Marizete Dadalt Pereira, do Ministério das Minas e Energia – Foto Saulo Cruz

Seria necessário aumentar dos 70 mi megawatts atuais para 95 mil MW até 2029. É uma situação dramática, pois não há tempo útil fora da opção termelétrica.

A opção termelétrica é uma solução de rápida implementação, ao contrário dos modelos hidrelétrico e nuclear, que demandam grandes obras de construção civil, demoradas e caras. Neste caso, o investimento físico constitui-se de motores, geradores e grandes galpões.

A transmissão é de curta distância, pois as plantas ficam nas imediações dos centros consumidores. Ou seja: é quase como comprar uma usina na prateleira do supermercado.

A Petrobrás está de olho nesse mercado, pois suas reservas gigantescas de óleo e gás do pré-sal estão aí para suprir essa demanda. O petróleo, nas suas versões de óleo cru, diesel ou gás natural, é mais versátil que o carvão.

Entretanto, no caso dos estados do extremo sul, que podem construir as usinas geradoras na boca da mina, essa vantagem se equipara.
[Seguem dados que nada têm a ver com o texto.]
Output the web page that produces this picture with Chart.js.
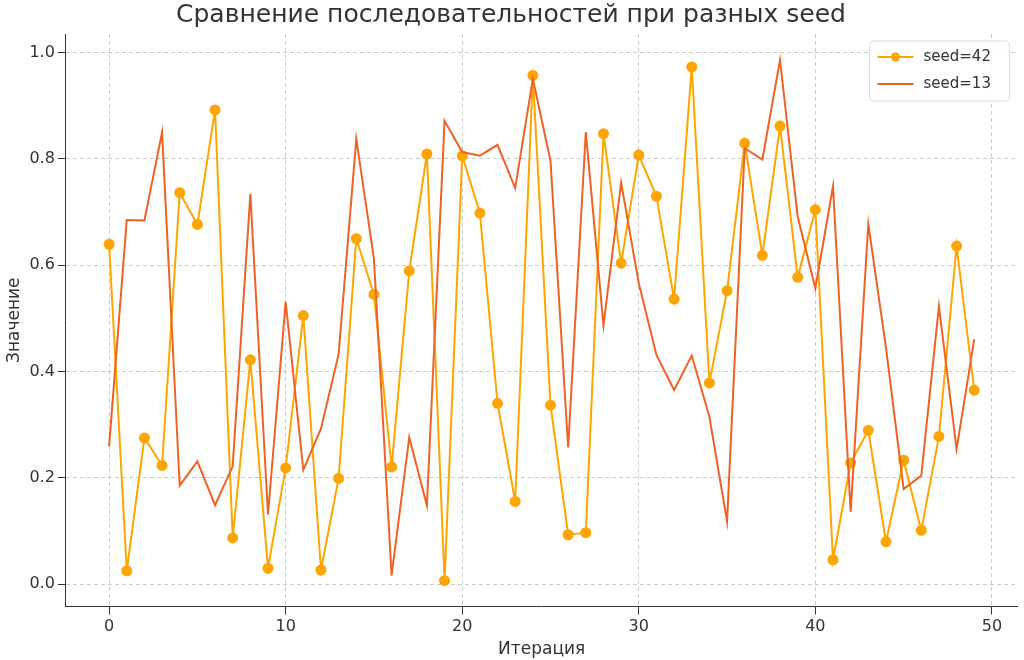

Além disso, os tributos e dividendos que iriam para a Rua Chile, no centro do Rio de Janeiro, ficariam em Porto Alegre e Florianópolis.

Carboquímica

Os governantes dos estados sulinos também estão interessados em outras aplicações para o carvão mineral, que se viabilizariam com a mineração para uso energético. Um dos usos mais prováveis, seria a carboquímica, ou seja, a produção de plásticos e insumos agrícolas e farmacêuticos retirados do carvão.

A China dispõe de tecnologia para isto. E também o uso das cinzas, que eram um rejeito desprezível e ambientalmente complicado, na construção civil e industrialização cerâmica encontrou uma tecnologia de seu aproveitamento integral. O que era lixo virou matéria-prima reciclável.

Embora menos versátil que petróleo ou gás, o carvão poderá ter essa importância nos estados produtores. O Rio Grande do Sul é fortemente dependente de empresas de capital intensivo da área do petróleo.

Cerca de 20% da arrecadação do estado vêm de atividades ligadas ao hidrocarboneto, quais sejam: a refinaria Alberto Pasqualini (e eventualmente a Refinaria de Petróleo Ipiranga, de Rio Grande) e das plantas de primeira e segunda geração do Polo Petroquímico de Triunfo.

Fonte de arrecadação

Com usinas termelétrica e carboquímica, o estado gaúcho teria uma nova fonte de arrecadação capaz de romper como impasse fiscal que sufoca o Estado. Nos últimos anos, movimentos políticos contrários inviabilizaram dois grandes projetos de crescimento industrial: a fábrica de automóveis da Ford, em Guaíba, transferida para Camaçari, na Bahia; e a desmobilização dos projetos de grandes papeleiras mundiais para a instalação de várias fábricas para produção de celulose, desencorajadas pela hostilidade dos movimentos ambientalistas que condenavam as florestas plantadas.

Fábrica da Ford, em Camaçari, na Bahia

O dilema do Rio Grande do Sul é como compor a necessidade de aumentar substancialmente sua arrecadação, para assegurar os compromissos previdenciários, com as demandas políticas de movimentos contrários a seus projetos expansionistas. Será uma dura batalha de opinião pública.